It’s a perfect Christmas here at our house. It’s our tradition to spend the day together, just the two of us (plus dog and cat.) We enjoy a leisurely breakfast – today I made apple fritters and, for me, a couple of my homemade breakfast sausages. We lingered around the tree with our coffee and tea, opening gifts and making and receiving holiday phone calls.
The afternoon has been spent watching movies on TV, noshing on whatever we could find in the fridge. That included last night’s leftover Parisian-style gnocchi with butternut squash and shitake mushrooms.
But this post isn’t about breakfast, or about dinner. It’s about dessert.
At the last minute, I invited a friend to have Christmas Eve dinner with the two of us. Now, if dinner had just been the two of us, I wouldn’t have made any dessert. Dennis is perfectly happy without sweet temptations and I’m so happy to have them, I’ll eat too much. But with another dessert eater coming over, I was ready to give in to temptation.
Just two days ago, in a lovely Christmas moment, a friend sent us an astonishingly delicious butter rum cake from Sugar & Spike. It was so good, and with a nudge from that same friend, thought suddenly about Trifle.
A traditional holiday sweet, trifle is made up of jam-smeared cake slices, doused in booze, then layered with creme anglaise/vanilla cream and fruit. Several of these layers are then topped with sweetened whipped cream.

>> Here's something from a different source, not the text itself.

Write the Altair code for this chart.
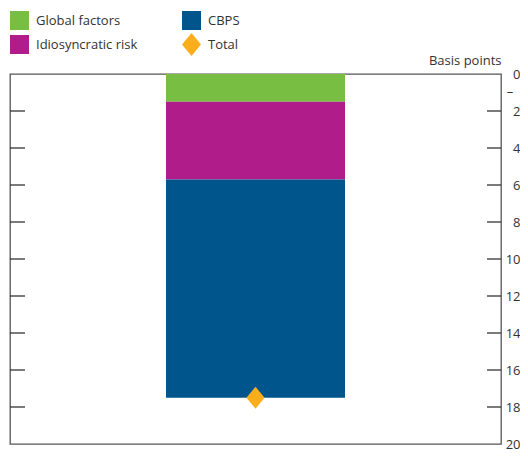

I could already tell this butter rum cake would layer beautifully in a trifle. I peered into the depths of the refrigerator and saw about 3 oz of apricot glaze leftover from tart-making, three egg yolks leftover from some meringue art (post forthcoming,) – those would make a beautiful vanilla sauce, just add cream and milk and vanilla bean. I had some raspberries and blueberries. And there were all the wonderful liqueurs from the summer fermenting. In a glorious moment of inspiration, I remembered David Lebovitz’ candied cherries (from A Perfect Scoop.) Suddenly, a trifle was born. I put it together in the early afternoon. By the dessert hour, it was heavenly. While making the trifle, I thought “this is how trifle came to be.” finding bits and pieces all around the kitchen that come together in delicious beauty.

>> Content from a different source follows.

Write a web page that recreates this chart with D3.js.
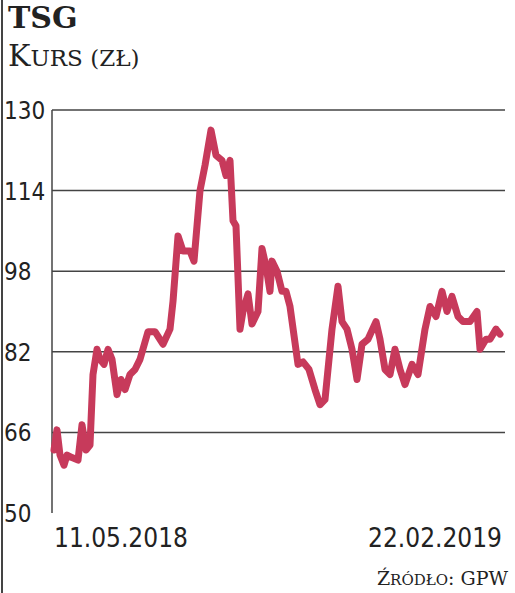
<!DOCTYPE html>
<html><head><meta charset="utf-8">
<script src="https://cdn.jsdelivr.net/npm/d3@7"></script>
<style>body{margin:0;background:#fff}</style></head>
<body><svg id="c" width="515" height="593"></svg>
<script>
const yTicks=[50,66,82,98,114,130];
const dateLabels=["11.05.2018","22.02.2019"];
const days=[0,3,6,10,13,18,24,28,32,36,39,43,46,50,54,58,63,67,71,76,81,86,94,101,109,116,119,124,129,136,140,146,151,157,162,168,172,176,179,182,186,189,194,198,204,208,212,216,218,223,228,232,236,244,249,255,261,266,271,278,284,288,293,298,303,308,314,322,326,331,336,341,346,351,358,364,371,376,382,388,393,398,404,409,416,423,426,432,436,442,446,449];
const values=[62.5,66.5,61.5,59.5,61.5,61,60.5,67.5,62.5,63.5,77.5,82.5,80.5,79.5,82.5,80.5,73.5,76.5,74.5,77.5,78.5,80.5,86,86,83.5,86.5,92,105,102,102,100,114,119,126,121,120,117,120,108,107,86.5,90,93.5,87.5,90,102.5,99,94,100,98,94,94,91,79.5,80,78.5,74.5,71.5,72.5,86.5,95,88,86.5,82.5,76.5,83.5,84.5,88,84.5,78.5,77.5,82.5,78.5,75.5,79.5,77.5,86.5,91,89,94,90,93,89,88,88,90,82.5,84.5,84.5,86.5,85.5];
const svg=d3.select("#c");
const x=d3.scaleLinear().domain([0,449]).range([54,503]);
const y=d3.scaleLinear().domain([50,130]).range([513,110]);
svg.append("line").attr("x1",2).attr("x2",2).attr("y1",0).attr("y2",593).attr("stroke","#444").attr("stroke-width",2);
svg.append("text").attr("x",8).attr("y",28).text("TSG").attr("font-family","DejaVu Serif").attr("font-weight","bold").attr("font-size",30).attr("fill","#222");
const k=svg.append("text").attr("x",8).attr("y",66).attr("font-family","DejaVu Serif").attr("fill","#222").attr("font-size",30);
k.append("tspan").text("K");k.append("tspan").attr("font-size",23).text("URS (ZŁ)");
svg.append("g").selectAll("line").data(yTicks.slice(1)).join("line")
 .attr("x1",52).attr("x2",505).attr("y1",d=>y(d)).attr("y2",d=>y(d)).attr("stroke","#444").attr("stroke-width",1.5);
svg.append("line").attr("x1",52).attr("x2",52).attr("y1",y(130)).attr("y2",y(50)).attr("stroke","#444").attr("stroke-width",1.5);
svg.append("g").selectAll("text").data(yTicks).join("text")
 .attr("x",4).attr("y",d=>y(d)+9).text(d=>d).attr("font-family","DejaVu Sans Condensed, DejaVu Sans").attr("font-size",24).attr("fill","#222");
svg.append("path").datum(days.map((d,i)=>[d,values[i]]))
 .attr("d",d3.line().x(d=>x(d[0])).y(d=>y(d[1])))
 .attr("fill","none").attr("stroke","#c73a5b").attr("stroke-width",7).attr("stroke-linejoin","round").attr("stroke-linecap","round");
svg.append("text").attr("x",54).attr("y",547).text(dateLabels[0]).attr("font-family","DejaVu Sans Condensed, DejaVu Sans").attr("font-size",26).attr("fill","#222");
svg.append("text").attr("x",502).attr("y",547).attr("text-anchor","end").text(dateLabels[1]).attr("font-family","DejaVu Sans Condensed, DejaVu Sans").attr("font-size",26).attr("fill","#222");
const s=svg.append("text").attr("x",508).attr("y",585).attr("text-anchor","end").attr("font-family","DejaVu Serif").attr("font-size",19).attr("fill","#222");
s.append("tspan").text("Ź");s.append("tspan").attr("font-size",15).text("RÓDŁO");s.append("tspan").text(": GPW");
</script></body></html>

Leftover pound cake, stollen or pannetone, about six slices
Jam – raspberry or apricot seems best
Brandy or Apricot or Peach liqueur
Vanilla custard (3 egg yolks, 1/4 c sugar, 1/2 c milk, 1/2 c cream, 1 tsp vanilla)

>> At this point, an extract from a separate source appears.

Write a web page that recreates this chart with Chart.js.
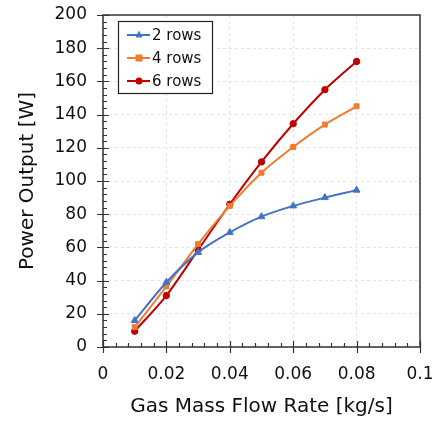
<!DOCTYPE html>
<html>
<head>
<meta charset="utf-8">
<script src="https://cdn.jsdelivr.net/npm/chart.js@4"></script>
<style>
  html, body { margin: 0; padding: 0; background: #fff; }
  #wrap { width: 438px; height: 423px; }
</style>
</head>
<body>
<div id="wrap"><canvas id="chart" width="438" height="423"></canvas></div>
<script>
// flow rates [kg/s]
const flowRates = [0.01, 0.02, 0.03, 0.04, 0.05, 0.06, 0.07, 0.08];
// power output [W]
const rows2 = [16, 39, 57, 69, 78.5, 85, 90, 94.5];
const rows4 = [12, 36.5, 62, 85, 105, 120.5, 134, 145];
const rows6 = [9.5, 31, 58.5, 86, 111.5, 134.5, 155, 172];

const seriesNames = ['2 rows', '4 rows', '6 rows'];
const colors = ['#4472C4', '#ED7D31', '#C00000'];
const markers = ['triangle', 'rect', 'circle'];
const markerSizes = [4, 3.5, 3.2];

const FONT = 'DejaVu Sans';
const AXIS = '#333';

function toPoints(ys) {
    return flowRates.map((x, i) => ({ x: x, y: ys[i] }));
}

function makeDataset(i, ys) {
    return {
        label: seriesNames[i],
        data: toPoints(ys),
        borderColor: colors[i],
        backgroundColor: colors[i],
        borderWidth: 2,
        pointStyle: markers[i],
        pointRadius: markerSizes[i],
        pointBorderWidth: 1,
        tension: 0.25
    };
}

// no extra room for overhanging tick labels; layout padding sets the plot box
function noLabelPadding(scale) {
    scale.paddingLeft = 0;
    scale.paddingRight = 0;
    scale.paddingTop = 0;
    scale.paddingBottom = 0;
}

// frame, crossing major ticks and inner minor ticks
const frameTicks = {
    id: 'frameTicks',
    afterDraw(chart) {
        const { ctx, chartArea: a, scales } = chart;
        const xs = scales.x, ys = scales.y;
        ctx.save();
        ctx.strokeStyle = AXIS;
        ctx.lineWidth = 1.5;
        ctx.strokeRect(a.left, a.top, a.right - a.left, a.bottom - a.top);
        ctx.lineWidth = 1.2;
        ctx.beginPath();
        for (let v = 0; v <= 200.001; v += 4) {
            const py = Math.round(ys.getPixelForValue(v)) + 0.5;
            const major = Math.abs(v % 20) < 0.001;
            ctx.moveTo(a.left - (major ? 6 : 0), py);
            ctx.lineTo(a.left + (major ? 6 : 4), py);
        }
        for (let k = 0; k <= 25; k++) {
            const v = k * 0.004;
            const px = Math.round(xs.getPixelForValue(v)) + 0.5;
            const major = k % 5 === 0;
            ctx.moveTo(px, a.bottom + (major ? 6 : 0));
            ctx.lineTo(px, a.bottom - (major ? 6 : 4));
        }
        ctx.stroke();
        ctx.restore();
    }
};

// boxed legend inside the plot area
const boxLegend = {
    id: 'boxLegend',
    afterDraw(chart) {
        const ctx = chart.ctx;
        const x0 = 118, y0 = 21, w = 94, h = 72, rowH = 23;
        ctx.save();
        ctx.fillStyle = '#fff';
        ctx.fillRect(x0, y0, w, h);
        ctx.strokeStyle = '#222';
        ctx.lineWidth = 1.2;
        ctx.strokeRect(x0 + 0.5, y0 + 0.5, w, h);
        chart.data.datasets.forEach((ds, i) => {
            const cy = y0 + 14 + i * rowH;
            ctx.strokeStyle = ds.borderColor;
            ctx.lineWidth = 2;
            ctx.beginPath();
            ctx.moveTo(x0 + 9, cy);
            ctx.lineTo(x0 + 32, cy);
            ctx.stroke();
            ctx.fillStyle = ds.backgroundColor;
            const mx = x0 + 21, r = 3.5;
            ctx.beginPath();
            if (ds.pointStyle === 'triangle') {
                ctx.moveTo(mx, cy - r - 1);
                ctx.lineTo(mx + r, cy + r - 1);
                ctx.lineTo(mx - r, cy + r - 1);
                ctx.closePath();
            } else if (ds.pointStyle === 'rect') {
                ctx.rect(mx - r, cy - r, 2 * r, 2 * r);
            } else {
                ctx.arc(mx, cy, r, 0, Math.PI * 2);
            }
            ctx.fill();
            ctx.fillStyle = '#111';
            ctx.font = '15px "' + FONT + '"';
            ctx.textBaseline = 'middle';
            ctx.fillText(ds.label, x0 + 34, cy + 1);
        });
        ctx.restore();
    }
};

const chart = new Chart(document.getElementById('chart'), {
    type: 'line',
    data: {
        datasets: [
            makeDataset(0, rows2),
            makeDataset(1, rows4),
            makeDataset(2, rows6)
        ]
    },
    options: {
        responsive: false,
        animation: false,
        layout: { padding: { top: 15, right: 18, left: 0, bottom: 0 } },
        plugins: {
            legend: { display: false },
            tooltip: { enabled: false }
        },
        scales: {
            x: {
                type: 'linear',
                min: 0,
                max: 0.1,
                afterFit(scale) { scale.height = 76; noLabelPadding(scale); },
                ticks: {
                    stepSize: 0.02,
                    padding: 17,
                    color: '#111',
                    font: { family: FONT, size: 17 },
                    callback: v => (Math.round(v * 100) / 100).toString()
                },
                grid: {
                    color: '#e4e4e4',
                    drawTicks: false,
                    tickLength: 0
                },
                border: { display: false, dash: [3, 3] },
                title: {
                    display: true,
                    text: 'Gas Mass Flow Rate [kg/s]',
                    color: '#111',
                    font: { family: FONT, size: 20 },
                    padding: { top: 0, bottom: 4 }
                }
            },
            y: {
                min: 0,
                max: 200,
                afterFit(scale) { scale.width = 103; noLabelPadding(scale); },
                ticks: {
                    stepSize: 20,
                    padding: 16,
                    color: '#111',
                    font: { family: FONT, size: 17 }
                },
                grid: {
                    color: '#e4e4e4',
                    drawTicks: false,
                    tickLength: 0
                },
                border: { display: false, dash: [3, 3] },
                title: {
                    display: true,
                    text: 'Power Output [W]',
                    color: '#111',
                    font: { family: FONT, size: 20 },
                    padding: { top: 16, bottom: 0 }
                }
            }
        }
    },
    plugins: [frameTicks, boxLegend]
});
</script>
</body>
</html>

1 pt Raspberries, blueberries
1/2 c whipping cream, whipped to soft peaks
A beautiful glass bowl, about 1 qt size
Make the vanilla custard. Heat the cream and milk (I use the microwave and heat for about a minute.)
In a small saucepan, whisk together the sugar and egg yolks. Stream in the cream/milk mixture slowly, whisking all the time. Keeping the heat at medium, stirring constantly, the custard should thicken in about 5 minutes. Stir in the vanilla. Continue to heat until slightly thickened – stir with a wooden spoon, then drag your finger through the custard on the back of the spoon. When the line remains, the custard is done.)
Strain through a sieve into a bowl set in an ice bath, to cool the custard quickly.
Now make the trifle.
Start by spreading jam on one side of the cake slices.
Begin the layers with two or three slices of the cake pressed into the bottom of the bowl.
Sprinkle a healthy slosh of liqueur over the cake.
Add a few raspberries.
Add 1/3 of the custard.
Start again with the jammy cake slices – and repeat the whole process two more times.
Cover with plastic and pop in the ‘fridge for at least two hours.
No more than two hours before you are going to serve the trifle, cover the top with whipped cream.
If you have raspberries left over, place them on the top of the trifle.
**I made the candied cherries using some sour cherry jam I made last summer than never quite jelled. I just cooked them down forever until all the liquid was gone, then carefully plucked them apart onto parchment paper to dry a bit. The recipe/idea from A Perfect Scoop – an indispensible ice cream cookbook by David Lebovitz. It’s such a treasure, I suggest you put it on your wish list right away!)
Chill the trifle well and serve cold.
Merry Christmas from my kitchen to yours.